Infine, guardando a un futuro non troppo lontano, lo scioglimento dei ghiacci attualmente in corso potrebbe rivoluzionare le attuali rotte marittime del nord, introducendo nuove rotte che bypassano l’imbuto marittimo del GIUK gap e accorciano sensibilmente i tempi di traversata. Secondo l’Artic Council, il cambiamento climatico ha fatto aumentare del 37% la navigazione nell’emisfero nord del pianeta nel periodo estivo. Se la notizia è tragica per i più, le principali compagnie navali guardano a tale fenomeno come ad una nuova opportunità commerciale.
In conclusione, è quanto mai opportuno non derubricare la posizione del presidente Trump, seppure sgraziata nella forma e sconsiderata nella sostanza, ad una semplice boutade. Le affermazioni sull’interesse per la Groenlandia, al di là delle apparenze, riflettono una strategia che incarna l’essenza stessa della politica di potenza degli Stati Uniti. La reazione superficiale di alcune testate italiane ed europee, che hanno liquidato la questione con derisione, evidenzia ancora una volta la scarsa comprensione del fenomeno del trumpismo da questa sponda dell’Atlantico.
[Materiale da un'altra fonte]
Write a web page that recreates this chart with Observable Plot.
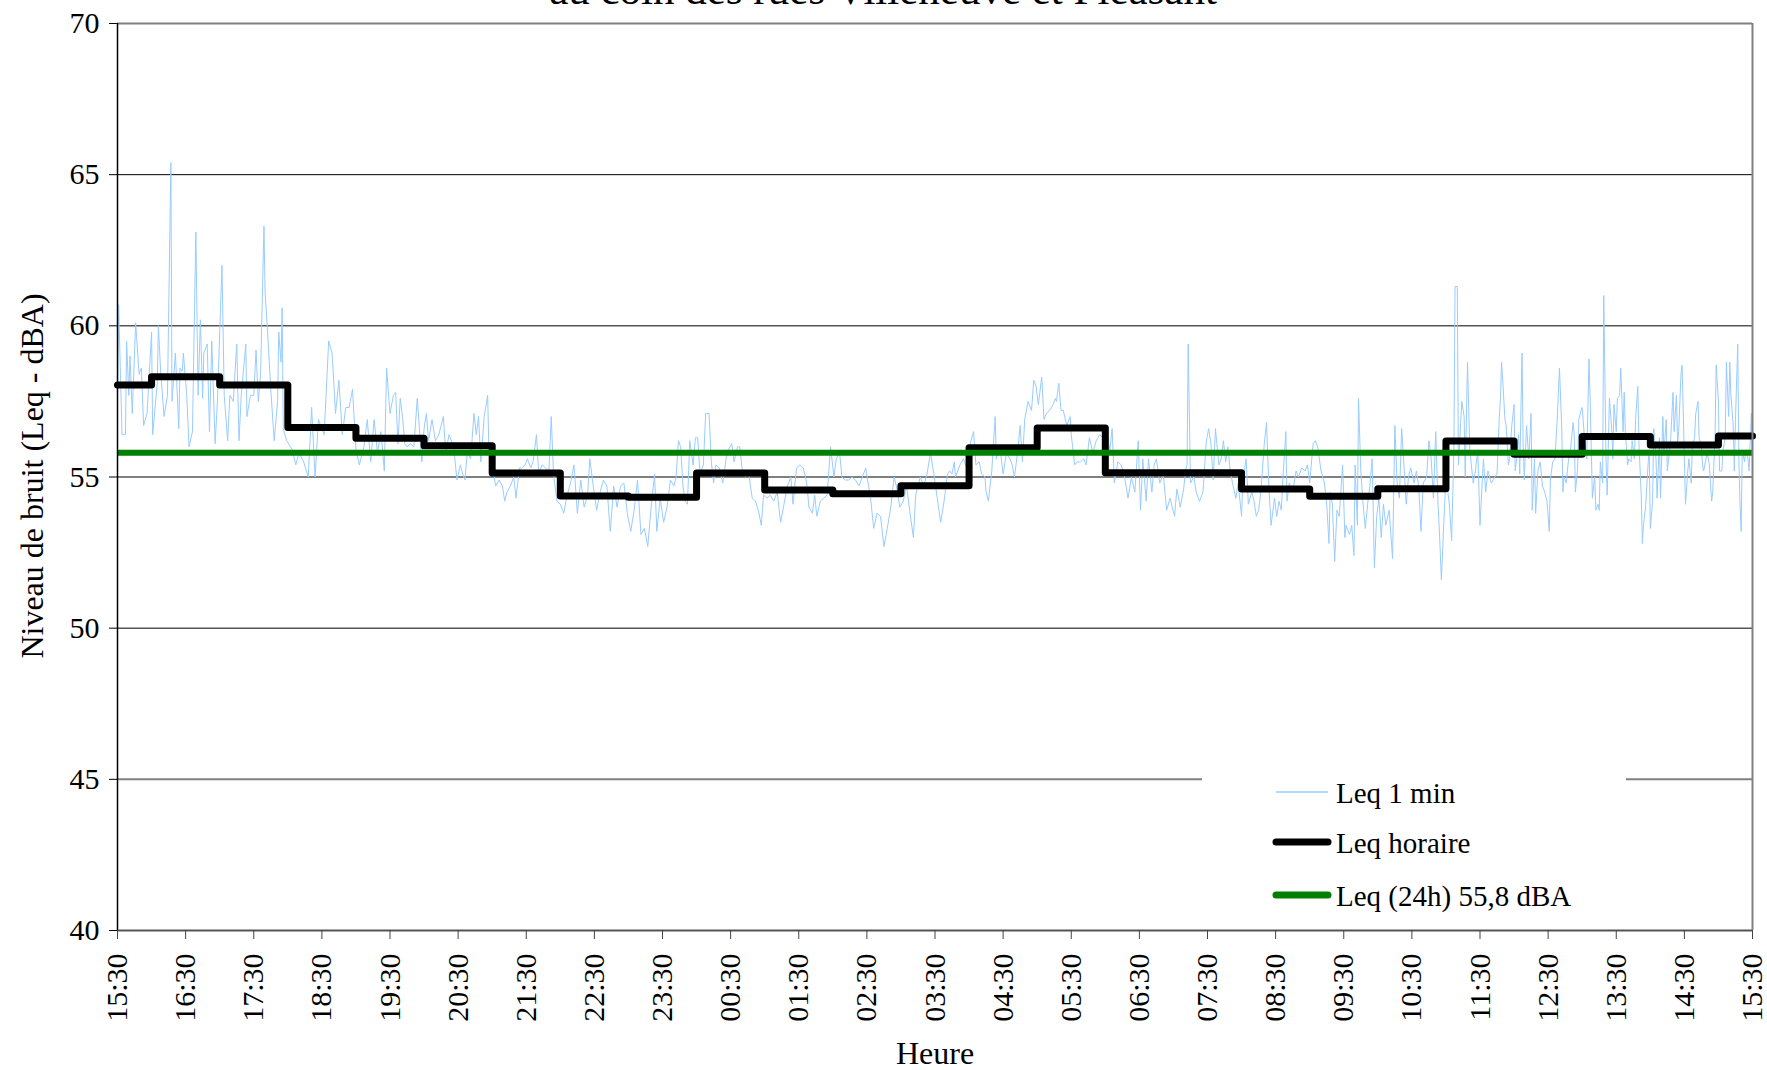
<!DOCTYPE html>
<html><head><meta charset="utf-8">
<script src="https://cdn.jsdelivr.net/npm/d3@7"></script>
<script src="https://cdn.jsdelivr.net/npm/@observablehq/plot@0.6"></script>
<style>
body{margin:0;background:#fff;}
#chart{position:relative;width:1767px;height:1070px;overflow:hidden;}
#chart svg, #chart svg text{font-family:'Liberation Serif', 'Times New Roman', serif !important;}
</style></head><body><div id="chart"></div>
<script>
const titleText = "au coin des rues Villeneuve et Pleasant";
const yLabel = "Niveau de bruit (Leq - dBA)";
const xLabel = "Heure";
const legendLabels = ["Leq 1 min", "Leq horaire", "Leq (24h) 55,8 dBA"];

// x positions are minutes after 15:30
const tickMinutes = [0,60,120,180,240,300,360,420,480,540,600,660,720,780,840,900,960,1020,1080,1140,1200,1260,1320,1380,1440];
const tickLabels = ["15:30","16:30","17:30","18:30","19:30","20:30","21:30","22:30","23:30","00:30","01:30","02:30","03:30","04:30","05:30","06:30","07:30","08:30","09:30","10:30","11:30","12:30","13:30","14:30","15:30"];
const yTicks = [40,45,50,55,60,65,70];

const hourlyStartMinutes = [0,30,90,150,210,270,330,390,450,510,570,630,690,750,810,870,930,990,1050,1110,1170,1230,1290,1350,1410,1440];
const hourlyLeq = [58.04,58.32,58.04,56.64,56.28,56.03,55.13,54.37,54.33,55.13,54.57,54.45,54.71,55.97,56.62,55.14,55.14,54.60,54.36,54.61,56.19,55.75,56.34,56.06,56.36,56.36];
const leq24h = 55.8;

const leq1minPoints = [
[0,57.7],[1,60.7],[4,56.4],[7,56.4],[8,59.5],[10,57.7],[11,59.0],[13,57.1],[16,60.1],[19,58.4],[21,58.6],[23,56.7],[26,57.1],[30,59.8],[31,56.4],[35,58.1],[36,60.0],[38,58.5],[41,57.0],[44,57.7],[47,65.4],[48,57.5],[51,59.1],[54,56.6],[55,58.6],[57,58.5],[58,59.1],[61,57.7],[63,56.0],[66,56.5],[69,63.1],[71,57.7],[73,60.2],[75,57.6],[76,59.1],[79,59.4],[81,56.5],[83,59.5],[86,56.1],[88,57.5],[92,62.0],[94,57.7],[97,56.2],[99,57.7],[102,57.5],[105,59.4],[107,56.2],[109,57.7],[113,59.4],[114,57.0],[117,57.7],[120,57.7],[122,59.2],[124,57.5],[126,58.4],[129,63.3],[130,61.1],[132,59.9],[135,57.9],[138,56.2],[141,57.5],[142,59.8],[144,58.8],[145,60.6],[146,56.6],[149,56.2],[154,55.9],[157,55.4],[160,55.8],[164,55.5],[168,55.0],[171,57.3],[174,55.0],[177,56.9],[182,56.4],[186,59.5],[189,59.1],[192,57.1],[195,58.2],[198,56.4],[201,57.3],[204,57.3],[207,57.9],[210,55.9],[213,55.4],[217,56.0],[220,56.9],[223,55.5],[226,56.9],[229,55.8],[232,56.5],[235,55.2],[237,58.6],[240,57.1],[243,57.7],
[245,57.8],[247,56.1],[249,57.6],[251,57.0],[253,56.1],[255,56.0],[258,56.1],[261,56.0],[264,57.6],[268,55.5],[270,56.6],[272,57.1],[274,56.2],[277,56.9],[280,56.2],[283,56.4],[287,57.0],[289,55.8],[292,56.4],[296,56.0],[299,54.9],[302,55.4],[304,55.1],[306,54.9],[308,55.8],[311,55.6],[314,57.1],[316,56.4],[318,57.0],[320,55.5],[323,57.0],[326,57.7],[327,56.1],[330,55.5],[333,54.7],[336,54.9],[339,54.7],[341,54.2],[343,54.5],[346,54.7],[349,55.0],[351,54.3],[354,55.3],[356,55.3],[359,55.4],[361,55.6],[364,55.3],[366,55.5],[369,56.4],[371,55.1],[374,55.4],[377,55.3],[380,55.2],[382,57.0],[384,55.1],[387,54.2],[390,54.1],[393,53.8],[396,54.4],[399,54.8],[402,55.4],[405,53.8],[408,54.9],[411,54.0],[414,54.4],[416,55.6],[419,54.7],[422,53.9],[425,54.5],[428,54.9],[431,54.7],[434,53.2],[437,54.7],[440,54.0],[443,54.7],[446,54.8],[449,53.8],[452,53.2],[455,53.9],[458,54.9],[461,53.1],[464,53.3],[467,52.7],[470,54.0],[473,55.1],[475,53.2],[478,54.3],[481,53.5],[484,54.0],[487,54.9],[490,54.7],
[492,55.0],[494,56.2],[496,56.0],[498,54.7],[500,54.2],[502,54.1],[504,56.2],[507,55.4],[509,56.3],[511,56.3],[513,55.1],[516,55.4],[518,57.1],[521,57.1],[523,55.5],[525,54.8],[527,55.4],[530,55.3],[533,54.8],[536,55.6],[538,55.9],[541,56.1],[543,55.5],[546,56.0],[548,56.0],[550,55.3],[553,55.0],[556,55.1],[559,54.3],[562,54.2],[565,53.8],[567,53.4],[569,54.4],[572,54.3],[575,54.4],[578,54.2],[581,54.5],[584,53.5],[587,54.1],[590,54.7],[593,55.0],[595,54.1],[598,55.3],[601,55.4],[604,55.3],[607,54.8],[609,54.0],[612,53.8],[614,54.4],[616,53.7],[619,54.2],[622,54.3],[625,54.4],[628,56.0],[631,55.0],[633,55.6],[636,55.8],[638,55.0],[641,54.9],[644,54.9],[647,55.0],[650,54.9],[653,54.7],[656,55.0],[659,55.3],[661,54.8],[663,54.4],[666,53.3],[669,53.8],[672,53.7],[675,52.7],[678,53.3],[681,54.0],[684,55.0],[686,54.7],[689,54.0],[692,54.2],[695,54.7],[698,53.8],[701,53.0],[703,54.4],[707,55.0],[710,54.7],[713,55.1],[716,55.8],[719,55.1],[722,54.3],[725,53.5],[728,54.2],[731,55.1],
[733,55.2],[735,55.1],[737,55.5],[738,55.0],[740,55.2],[742,55.4],[745,55.6],[748,55.3],[751,56.1],[754,56.5],[756,55.4],[759,55.5],[761,55.1],[764,55.0],[765,54.5],[767,54.2],[770,55.2],[773,57.0],[774,55.6],[777,56.0],[779,55.4],[780,55.1],[783,55.8],[786,55.6],[788,55.4],[790,55.0],[793,55.9],[795,56.7],[797,55.5],[799,56.9],[802,57.5],[805,57.2],[807,58.2],[809,58.0],[811,57.4],[814,58.3],[816,56.9],[818,57.1],[821,57.2],[824,57.4],[826,57.6],[827,57.5],[829,58.1],[831,57.2],[833,57.2],[836,56.7],[839,57.0],[840,56.4],[843,55.4],[845,55.5],[848,55.5],[851,55.6],[853,55.4],[856,56.3],[859,55.8],[862,56.2],[865,56.4],[868,56.3],[871,56.5],[874,55.9],[876,56.6],[878,54.8],[881,55.5],[884,55.4],[887,55.0],[890,54.3],[893,55.0],[896,54.5],[899,56.2],[901,53.9],[903,55.6],[906,54.2],[908,55.6],[911,54.5],[913,55.4],[915,55.6],[918,54.8],[921,55.1],[924,53.9],[927,54.3],[931,53.7],[933,54.6],[936,54.0],[939,54.6],[941,55.3],[942,55.4],[943,59.4],[945,54.8],[948,55.0],[950,54.5],[953,54.2],[956,54.5],[959,56.2],[961,56.6],[963,56.1],[965,54.9],[967,56.6],[970,55.4],[972,55.6],
[974,56.2],[976,55.5],[978,56.0],[980,55.2],[982,54.8],[985,54.3],[987,54.8],[990,53.7],[991,54.8],[994,55.6],[996,54.1],[999,54.5],[1001,54.2],[1003,53.7],[1005,53.9],[1007,54.5],[1010,56.1],[1012,56.8],[1014,54.7],[1016,53.4],[1019,54.3],[1021,53.7],[1023,54.2],[1025,53.9],[1026,54.7],[1029,56.5],[1030,54.2],[1032,54.8],[1035,54.5],[1038,55.2],[1040,55.0],[1043,55.3],[1046,55.2],[1048,55.4],[1050,54.8],[1053,56.1],[1055,56.2],[1057,56.0],[1060,55.2],[1063,54.8],[1065,54.1],[1067,52.8],[1068,54.5],[1070,54.1],[1072,52.2],[1074,53.9],[1076,53.7],[1079,55.4],[1081,53.0],[1082,53.4],[1085,53.1],[1087,53.4],[1089,52.4],[1090,55.4],[1092,53.4],[1093,57.6],[1095,55.2],[1097,54.1],[1099,53.3],[1101,54.1],[1103,54.7],[1105,55.6],[1107,52.0],[1109,53.7],[1111,54.3],[1113,53.0],[1115,54.1],[1117,53.4],[1120,53.9],[1123,52.3],[1125,56.7],[1127,54.8],[1129,54.3],[1131,56.6],[1133,55.4],[1135,54.1],[1137,55.0],[1139,55.3],[1142,54.8],[1144,55.2],[1146,54.7],[1148,53.2],[1150,54.8],[1153,55.0],[1155,56.2],[1157,55.6],[1159,54.3],[1161,56.5],[1163,54.1],[1164,53.4],[1166,51.6],[1168,53.4],[1170,55.0],[1173,54.1],[1175,52.9],[1177,55.9],[1178,61.3],[1180,61.3],[1181,55.4],[1184,57.5],[1186,57.0],[1187,55.0],[1189,58.8],[1191,55.9],[1194,54.8],[1196,55.2],[1198,55.9],[1200,53.4],[1203,55.6],[1205,54.5],[1207,55.2],[1210,54.8],[1213,55.0],
[1215,55.1],[1217,57.0],[1218,57.6],[1219,58.8],[1220,58.2],[1222,56.9],[1223,56.7],[1225,55.4],[1226,55.6],[1228,56.7],[1230,57.4],[1231,55.2],[1232,55.5],[1234,56.4],[1235,55.1],[1237,59.1],[1238,56.1],[1239,54.9],[1241,56.7],[1243,55.6],[1245,57.1],[1246,53.9],[1248,55.6],[1249,53.8],[1251,55.2],[1253,55.5],[1255,54.7],[1257,54.5],[1259,54.2],[1261,53.2],[1262,54.9],[1264,55.5],[1266,55.6],[1268,56.9],[1270,58.6],[1272,56.6],[1273,54.5],[1274,55.0],[1276,54.8],[1278,55.6],[1280,56.0],[1282,56.8],[1283,56.4],[1284,54.5],[1286,55.3],[1287,56.9],[1289,57.2],[1290,57.3],[1292,56.3],[1294,55.6],[1296,58.9],[1297,57.6],[1299,54.3],[1301,55.0],[1302,53.9],[1304,54.1],[1305,53.9],[1306,55.5],[1308,54.8],[1309,61.0],[1311,55.6],[1312,54.4],[1314,57.6],[1316,56.6],[1317,55.6],[1318,57.4],[1320,56.5],[1321,57.6],[1323,57.7],[1324,58.6],[1326,56.5],[1327,57.8],[1328,56.5],[1330,55.4],[1331,55.6],[1333,55.5],[1334,56.2],[1336,55.6],[1337,56.9],[1339,58.0],[1340,56.1],[1342,54.4],[1343,52.8],[1344,53.4],[1346,54.1],[1348,55.4],[1349,55.9],[1350,53.3],[1352,54.2],[1353,56.6],[1355,55.6],[1356,54.3],[1358,56.3],[1359,54.3],[1361,57.0],[1362,55.8],[1364,56.9],[1365,55.2],[1367,55.9],[1368,56.3],[1370,57.8],[1371,56.5],[1373,57.7],[1374,56.1],[1375,56.5],[1377,58.4],[1378,58.7],[1380,55.6],[1381,54.1],[1383,55.2],[1384,55.6],[1386,54.8],[1387,56.0],[1389,56.3],[1390,57.1],[1392,57.5],[1393,56.3],[1395,56.0],[1396,55.4],[1397,55.2],[1399,55.6],[1400,55.8],[1402,55.4],[1404,54.2],[1405,54.5],[1407,56.3],[1408,58.7],[1410,57.5],[1411,55.2],[1413,55.2],[1414,55.9],[1416,56.3],[1417,58.8],[1419,57.0],[1420,58.8],[1421,57.7],[1423,56.7],[1424,55.2],[1425,56.9],[1427,59.4],[1428,55.6],[1429,54.1],[1430,53.2],[1431,55.9],[1433,55.5],[1434,55.9],[1436,55.6],[1437,55.2],[1439,57.1],[1440,55.6]
];

const FONT = "'Liberation Serif', 'Times New Roman', serif";
const stepData = hourlyStartMinutes.map((m, i) => ({m, v: hourlyLeq[i]}));

const plot = Plot.plot({
  width: 1767, height: 1070,
  marginLeft: 117, marginRight: 15, marginTop: 23, marginBottom: 140,
  style: {fontFamily: FONT, fontSize: "30px", color: "#000", background: "#fff", overflow: "hidden"},
  x: {domain: [0, 1440]},
  y: {domain: [40, 70]},
  marks: [
    Plot.ruleY([50, 55, 60, 65], {stroke: "#000", strokeWidth: 1}),
    Plot.ruleY([45], {stroke: "#808080", strokeWidth: 2}),
    Plot.line(leq1minPoints, {x: d => d[0], y: d => d[1], stroke: "#99ccff", strokeWidth: 1}),
    Plot.line(stepData, {x: "m", y: "v", curve: "step-after", stroke: "#000", strokeWidth: 7, strokeLinejoin: "round"}),
    Plot.ruleY([leq24h], {stroke: "#008000", strokeWidth: 6}),
    Plot.ruleY([70], {stroke: "#808080", strokeWidth: 2}),
    Plot.ruleX([1440], {stroke: "#808080", strokeWidth: 2}),
    Plot.ruleY([40], {stroke: "#555", strokeWidth: 2}),
    Plot.ruleX([0], {stroke: "#000", strokeWidth: 1.5}),
    Plot.axisY({ticks: yTicks, tickSize: 8, tickPadding: 10, label: null, fontSize: 30}),
    Plot.axisX({ticks: tickMinutes, tickFormat: d => tickLabels[tickMinutes.indexOf(d)], tickRotate: -90, tickSize: 9, tickPadding: 14, label: null, fontSize: 30, stroke: "#444"})
  ]
});
document.getElementById("chart").appendChild(plot);

const svg = d3.select(plot);
const addText = (txt, x, y, size, opts = {}) => {
  const t = svg.append("text").attr("x", x).attr("y", y)
    .attr("font-size", size).attr("fill", "#000").attr("text-anchor", opts.anchor || "start").text(txt);
  if (opts.rotate) t.attr("transform", `rotate(${opts.rotate},${x},${y})`);
  return t;
};
addText(titleText, 883, 4, 43, {anchor: "middle"});
addText(yLabel, 43, 476, 32, {anchor: "middle", rotate: -90});
addText(xLabel, 935, 1064, 32, {anchor: "middle"});

// legend
const lg = svg.append("g");
lg.append("rect").attr("x", 1202).attr("y", 762).attr("width", 424).attr("height", 160).attr("fill", "#fff");
const swatches = [
  {y: 792, stroke: "#99ccff", w: 1.5, cap: "butt"},
  {y: 842, stroke: "#000", w: 7, cap: "round"},
  {y: 895, stroke: "#008000", w: 7, cap: "round"}
];
swatches.forEach((s, i) => {
  lg.append("line").attr("x1", 1276).attr("x2", 1328).attr("y1", s.y).attr("y2", s.y)
    .attr("stroke", s.stroke).attr("stroke-width", s.w).attr("stroke-linecap", s.cap);
  const t = addText(legendLabels[i], 1336, s.y + 11, 29);
  lg.node().appendChild(t.node());
});
</script></body></html>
D'altronde, la significatività economica, politica e geostrategica della Groenlandia è ben nota a Washington già da parecchio tempo e rende l’isola, oggi più che mai, una pedina cruciale nello scacchiere globale, dove le ambizioni sulle risorse naturali si intrecciano con il controllo delle rotte artiche, trasformando l'isola più grande del mondo in un terreno di confronto tra le grandi potenze.